Paris for its part has initiated discussions with Berlin and Warsaw to discuss an extension of its nuclear deterrent to the rest of Europe. Brussels is readying a legislative package to promote the European defense industry. The incoming German government has agreed to maximize German and European autonomy through defense investments including a growing emphasis on buying European. The new coalition government also agreed to prefer European cloud data providers to American ones in public tenders.
All of this doesn’t mean that Europeans will become independent from the United States in military terms in the near future. Even the most optimistic in Paris say such a process would take at least a decade. But clearly Trump has managed to get Europeans to agree and think of previously unthinkable things, such as EU debt for European defense spending and a common nuclear deterrent. At the same time, Trump has managed to push public support in Europe for the EU up to 74 percent, a record for the poll that has been undertaken since 1983.

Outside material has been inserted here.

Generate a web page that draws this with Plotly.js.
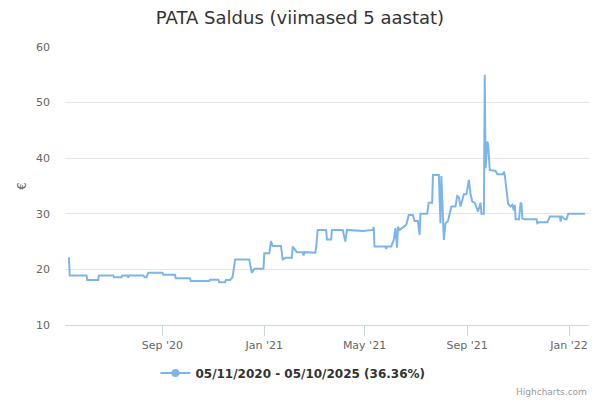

Americans should be clear-sighted about the punitive trade policy, which undermines the United States’ image as a predictable and like-minded economic partner. Pushing Europeans to bear a larger burden and become more self-reliant has a compelling fiscal logic and may be healthy for Europeans, but it will go hand in hand with diminished U.S. leverage in Europe, which is a crucial purchaser of its services and underwriter of America’s “exorbitant privilege.” Is that really a good deal?